A burst of explosions woke us up yesterday morning at 4:30 AM. Hundreds of heavy bangs came from the field across the street from our house They couldn't have been closer without scorching us. Immediately following, a parade marched by (In the dark!) led by a shrill banda. It was so outrageous, all I could do was laugh.
We were treated to hundreds more explosions lasting until 7:30. Somehow we managed to doze on and off through it all, having become acclimated over the years to the noises that accompany fiestas.
The occasion was the celebration of Santa Cruz, a time of thanksgiving and prayers for a bountiful future. Our neighborhood, Barrio de la Palmita and the adjacent Valle de Maiz, are noted for noisy celebrations during May.
People celebrated all weekend long, but last Sunday was the big day. At noon our friends assembled into a parade, shutting down the Salida a Querétaro as they marched through the city.
Mostly working-class people live in La Palmita, most of them descended from Otomí or Chichimeca forebears. A consequence of their heritage is that the Santa Cruz celebration is a mixture of Catholic and indigenous rituals. Everyone here seems comfortable with the messy confluence of the two traditions. I imagine though that if the Vatican were fully aware of what was going on, it would drive them nuts.
The red-shirted banda that awakened us provided marching music. It has a wonderful sound. Paired clarinets, harmonizing in sour thirds and delightfully out of tune, play a sprightly melody. When they complete a cadenza, the whole band lurches into a repeat: blaring trumpets, booming tuba, and loud, loud drums. Somehow, the effect is thrilling. You gotta hear it to get it.
In counterpoint to the banda music, huge public address systems mounted on trucks play recorded music mixed with the voice of an announcer whipping up enthusiasm among participants and spectators. Stock batteries and alternators in these trucks are unable to supply more than a fraction of the power demanded by these sound systems. Gensets clatter away, generating the needed kilowatts.

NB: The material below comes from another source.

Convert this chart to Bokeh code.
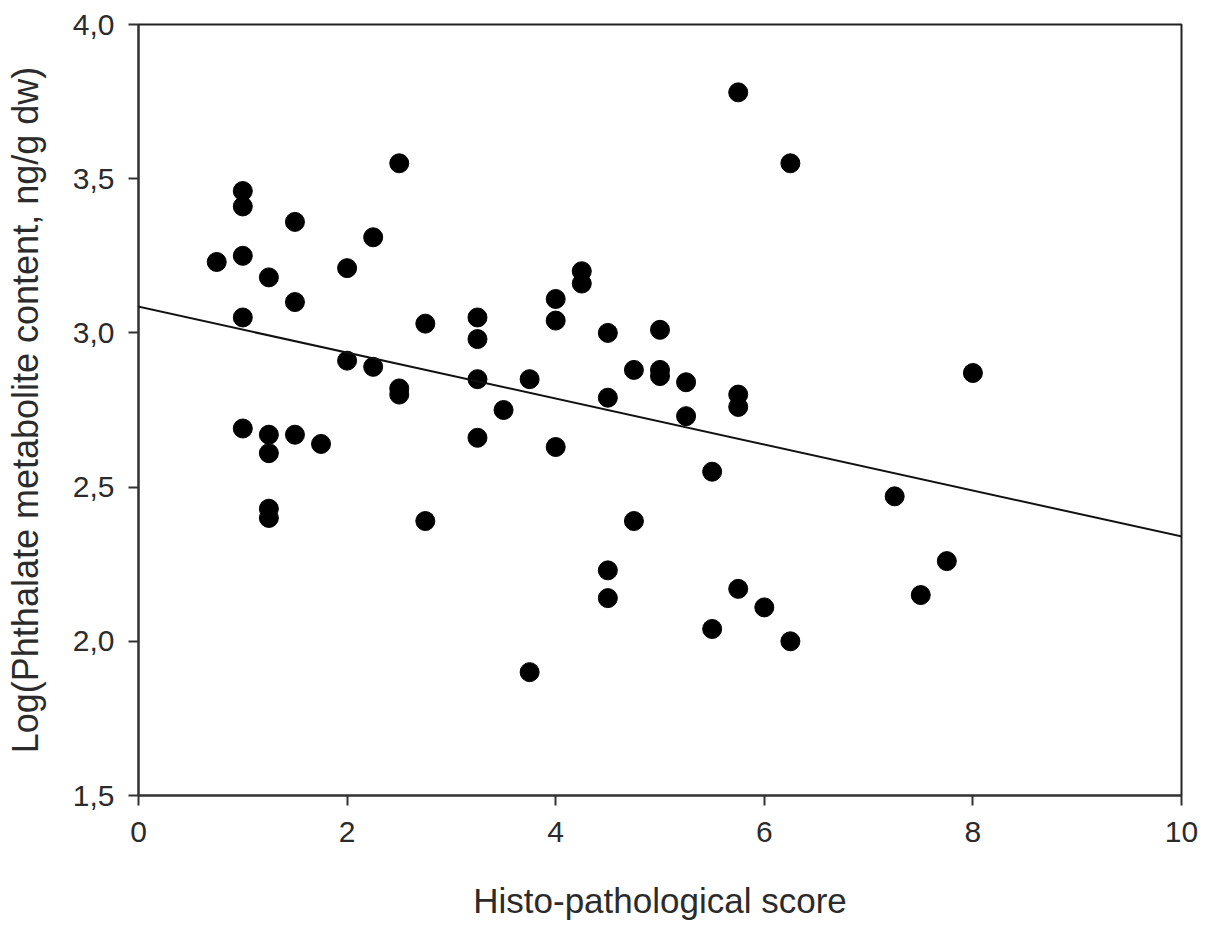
from bokeh.plotting import figure
from bokeh.models import FixedTicker, Slope, Range1d
from bokeh.embed import file_html
from bokeh.resources import INLINE

# Data
score = [0.75, 1.0, 1.0, 1.0, 1.0, 1.0,
         1.25, 1.25, 1.25, 1.25, 1.25,
         1.5, 1.5, 1.5, 1.75,
         2.0, 2.0, 2.25, 2.25,
         2.5, 2.5, 2.5, 2.75, 2.75,
         3.25, 3.25, 3.25, 3.25, 3.5,
         3.75, 3.75, 4.0, 4.0, 4.0,
         4.25, 4.25, 4.5, 4.5, 4.5, 4.5,
         4.75, 4.75, 5.0, 5.0, 5.0,
         5.25, 5.25, 5.5, 5.5,
         5.75, 5.75, 5.75, 5.75, 6.0,
         6.25, 6.25, 7.25, 7.5, 7.75, 8.0]
log_content = [3.23, 3.46, 3.41, 3.25, 3.05, 2.69,
               3.18, 2.67, 2.61, 2.43, 2.40,
               3.36, 3.10, 2.67, 2.64,
               3.21, 2.91, 3.31, 2.89,
               3.55, 2.82, 2.80, 3.03, 2.39,
               3.05, 2.98, 2.85, 2.66, 2.75,
               2.85, 1.90, 3.11, 3.04, 2.63,
               3.20, 3.16, 3.00, 2.79, 2.23, 2.14,
               2.88, 2.39, 3.01, 2.88, 2.86,
               2.84, 2.73, 2.55, 2.04,
               3.78, 2.80, 2.76, 2.17, 2.11,
               3.55, 2.00, 2.47, 2.15, 2.26, 2.87]

fit_intercept = 3.085
fit_slope = -0.0745

x_ticks = [0, 2, 4, 6, 8, 10]
x_tick_labels = ["0", "2", "4", "6", "8", "10"]
y_ticks = [1.5, 2.0, 2.5, 3.0, 3.5, 4.0]
y_tick_labels = ["1,5", "2,0", "2,5", "3,0", "3,5", "4,0"]

x_title = "Histo-pathological score"
y_title = "Log(Phthalate metabolite content, ng/g dw)"

FONT = "Liberation Sans"
TXT = "#2b2b2b"

W, H = 1198, 923
BL, BR, BT, BB = 138, 17, 24, 128

p = figure(width=W, height=H, output_backend="svg", toolbar_location=None,
           x_range=Range1d(0, 10), y_range=Range1d(1.5, 4.0),
           min_border_left=BL, min_border_right=BR, min_border_top=BT, min_border_bottom=BB)

p.scatter(score, log_content, size=19, color="black", line_color="black")
p.add_layout(Slope(gradient=fit_slope, y_intercept=fit_intercept, line_color="#111111", line_width=2))

p.grid.visible = False
p.outline_line_color = "#222222"
p.outline_line_width = 2
p.background_fill_color = "white"
p.border_fill_color = "white"

p.xaxis.ticker = FixedTicker(ticks=x_ticks)
p.xaxis.major_label_overrides = {t: l for t, l in zip(x_ticks, x_tick_labels)}
p.yaxis.ticker = FixedTicker(ticks=y_ticks)
p.yaxis.major_label_overrides = {t: l for t, l in zip(y_ticks, y_tick_labels)}

for ax in (p.xaxis[0], p.yaxis[0]):
    ax.axis_line_color = "#333333"
    ax.axis_line_width = 2
    ax.major_tick_line_color = "#333333"
    ax.major_tick_line_width = 2
    ax.major_tick_out = 10
    ax.major_tick_in = 0
    ax.minor_tick_line_color = None
    ax.major_label_text_font = FONT
    ax.major_label_text_font_size = "30px"
    ax.major_label_text_color = TXT
    ax.axis_label_text_font = FONT
    ax.axis_label_text_font_style = "normal"
    ax.axis_label_text_color = TXT

p.xaxis.axis_label = x_title
p.xaxis.axis_label_text_font_size = "35px"
p.xaxis.major_label_standoff = 16
p.xaxis.axis_label_standoff = 36

p.yaxis.axis_label = y_title
p.yaxis.axis_label_text_font_size = "36px"
p.yaxis.major_label_standoff = 14
p.yaxis.axis_label_standoff = 24

open("out.html", "w").write(file_html(p, INLINE))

Note the household fan mounted on the bumper of the red truck. Powered by the PA system genset, it provides needed additional cooling. It's 94º today, and that old engine probably can't idle for long without boiling over.
Later tonight a play will be enacted in the forecourt of La Palmita's modest church. The actors parade in their costumes. There seem to be more than three wise men...
...and there are at least two devils. Satan's regulation costume appears to be black-painted skin, a cow skull, and greenery from a pepper tree.
Next it's the locos; people dancing down the street in an incredible variety of goofy costumes. The woman to the left of the photo, the one in pinafore and baseball hat, appears to have been out shopping when she got caught in all the madness.
Among the locos, a popeyed mojiganga (outsize papier-mache creature) marches down the hill. Aunt Jemima appears as well, as she often does at these festivals. Mexican people are not as sensitive as Norteamericanos to caricatures and stereotyping. I, for example, am sometimes referred to as pelón—baldy.
The loco dressed as Death is handing out candy to little children.
Danzantes whirl to the beat of an enormous drum. They wear vague approximations of pre-Hispanic dress.
We followed the parade downtown and ate lunch in a restaurant just behind the Parroquoia while La Palmita rocked the Jardín, showing the town their chops.
Our barrio is modest. It puts on an enthusiastic if somewhat small-scale show. Next weekend Valle de Maiz will wheel out the big guns. The noises they are going to make will send dogs shaking under beds and set Gringo teeth on edge. No one within the city limits will escape the din. From Thursday on, sleep will be impossible.
Inured to Mexican celebrations we may well be, but we're sensible, too. Later this week Laura and I are going to head out for the peace and tranquility of Mexico City.